>> start Information provided

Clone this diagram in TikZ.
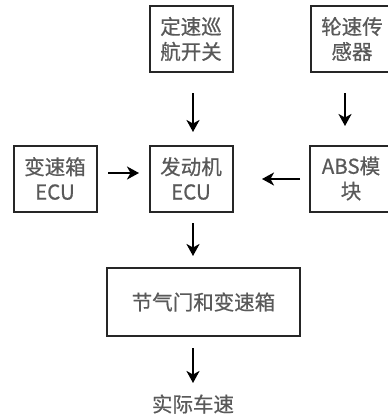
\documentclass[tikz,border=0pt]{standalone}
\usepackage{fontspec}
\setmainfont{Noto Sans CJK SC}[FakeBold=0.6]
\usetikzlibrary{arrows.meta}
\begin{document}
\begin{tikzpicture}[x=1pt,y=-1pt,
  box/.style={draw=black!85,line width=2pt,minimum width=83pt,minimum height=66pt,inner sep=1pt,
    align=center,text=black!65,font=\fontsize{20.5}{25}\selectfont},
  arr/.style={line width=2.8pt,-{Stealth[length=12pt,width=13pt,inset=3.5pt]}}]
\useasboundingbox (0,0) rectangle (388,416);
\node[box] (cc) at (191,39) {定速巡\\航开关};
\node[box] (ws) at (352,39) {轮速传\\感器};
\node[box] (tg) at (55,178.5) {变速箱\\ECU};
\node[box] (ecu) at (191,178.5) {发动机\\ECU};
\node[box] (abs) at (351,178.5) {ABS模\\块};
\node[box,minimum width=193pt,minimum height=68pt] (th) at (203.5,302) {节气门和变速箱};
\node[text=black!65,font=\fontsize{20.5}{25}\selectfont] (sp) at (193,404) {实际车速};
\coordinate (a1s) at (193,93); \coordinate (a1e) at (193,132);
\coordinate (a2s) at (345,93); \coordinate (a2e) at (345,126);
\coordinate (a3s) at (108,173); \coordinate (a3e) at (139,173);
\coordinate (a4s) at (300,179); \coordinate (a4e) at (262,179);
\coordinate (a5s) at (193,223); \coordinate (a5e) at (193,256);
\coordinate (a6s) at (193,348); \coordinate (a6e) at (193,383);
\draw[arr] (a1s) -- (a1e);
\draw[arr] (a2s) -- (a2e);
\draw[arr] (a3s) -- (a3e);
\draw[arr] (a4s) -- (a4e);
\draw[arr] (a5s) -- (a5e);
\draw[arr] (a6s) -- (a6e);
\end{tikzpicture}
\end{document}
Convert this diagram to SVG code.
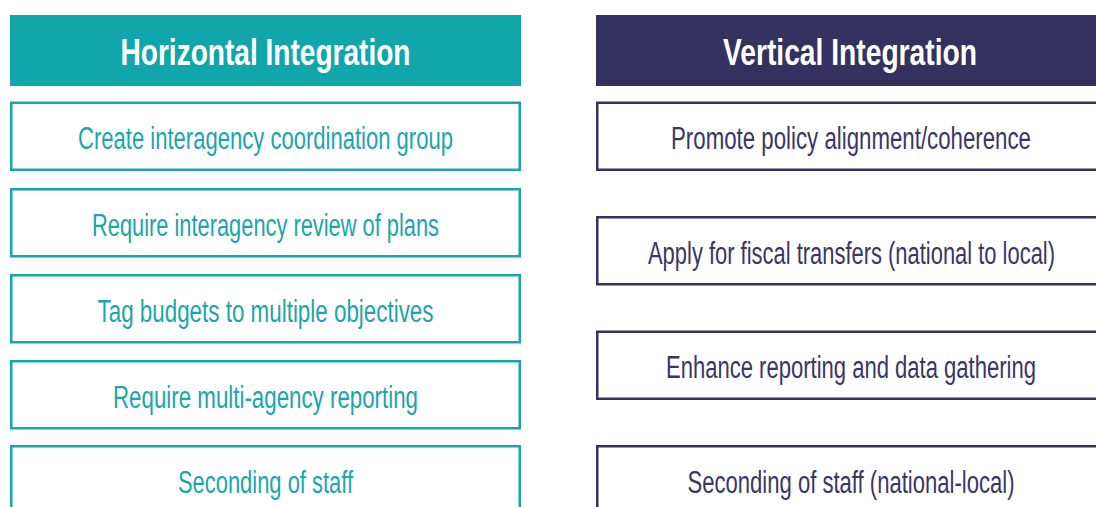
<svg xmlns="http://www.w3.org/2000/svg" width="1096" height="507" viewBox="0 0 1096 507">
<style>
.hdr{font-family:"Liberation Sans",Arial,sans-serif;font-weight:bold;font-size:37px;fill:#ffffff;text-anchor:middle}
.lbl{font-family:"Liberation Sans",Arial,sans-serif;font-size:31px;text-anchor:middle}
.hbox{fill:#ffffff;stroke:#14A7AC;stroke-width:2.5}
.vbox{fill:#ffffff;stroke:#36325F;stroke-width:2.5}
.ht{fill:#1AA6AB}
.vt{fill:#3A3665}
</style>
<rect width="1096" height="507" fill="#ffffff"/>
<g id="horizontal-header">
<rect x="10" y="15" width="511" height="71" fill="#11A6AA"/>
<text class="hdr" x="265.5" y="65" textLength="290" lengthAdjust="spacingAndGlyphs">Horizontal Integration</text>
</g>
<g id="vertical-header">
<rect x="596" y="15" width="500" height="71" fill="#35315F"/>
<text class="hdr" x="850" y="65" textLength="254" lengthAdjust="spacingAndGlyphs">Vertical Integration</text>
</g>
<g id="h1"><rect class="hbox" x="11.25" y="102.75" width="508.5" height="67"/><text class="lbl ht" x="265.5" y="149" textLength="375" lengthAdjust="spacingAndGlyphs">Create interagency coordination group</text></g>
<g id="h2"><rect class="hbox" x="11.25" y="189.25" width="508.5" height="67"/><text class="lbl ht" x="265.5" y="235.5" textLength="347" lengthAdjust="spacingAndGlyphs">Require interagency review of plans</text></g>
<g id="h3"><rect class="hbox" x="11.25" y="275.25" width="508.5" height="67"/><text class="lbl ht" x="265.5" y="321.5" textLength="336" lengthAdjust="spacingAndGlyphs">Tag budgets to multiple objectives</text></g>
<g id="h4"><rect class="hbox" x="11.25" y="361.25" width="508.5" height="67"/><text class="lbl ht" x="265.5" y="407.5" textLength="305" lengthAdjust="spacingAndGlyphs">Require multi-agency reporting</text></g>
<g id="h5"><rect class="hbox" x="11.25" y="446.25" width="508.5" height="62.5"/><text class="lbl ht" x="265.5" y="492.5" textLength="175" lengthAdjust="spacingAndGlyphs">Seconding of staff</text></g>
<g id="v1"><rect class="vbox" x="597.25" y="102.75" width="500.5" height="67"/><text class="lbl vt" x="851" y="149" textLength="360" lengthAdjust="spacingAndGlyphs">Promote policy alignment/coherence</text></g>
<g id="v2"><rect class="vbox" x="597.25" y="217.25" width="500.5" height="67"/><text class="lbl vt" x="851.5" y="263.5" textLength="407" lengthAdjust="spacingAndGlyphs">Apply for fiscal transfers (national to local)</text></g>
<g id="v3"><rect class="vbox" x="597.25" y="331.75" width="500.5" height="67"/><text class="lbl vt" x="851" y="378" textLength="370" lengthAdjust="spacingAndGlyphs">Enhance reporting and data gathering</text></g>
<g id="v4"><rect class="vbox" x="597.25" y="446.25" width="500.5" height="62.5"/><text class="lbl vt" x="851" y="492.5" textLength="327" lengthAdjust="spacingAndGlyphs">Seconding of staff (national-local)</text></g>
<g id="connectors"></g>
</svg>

>> end Information provided

What needs to be done » Which lines contain the word "diagram"? Return each of them.

Reply to the task »
Clone this diagram in TikZ.
Convert this diagram to SVG code.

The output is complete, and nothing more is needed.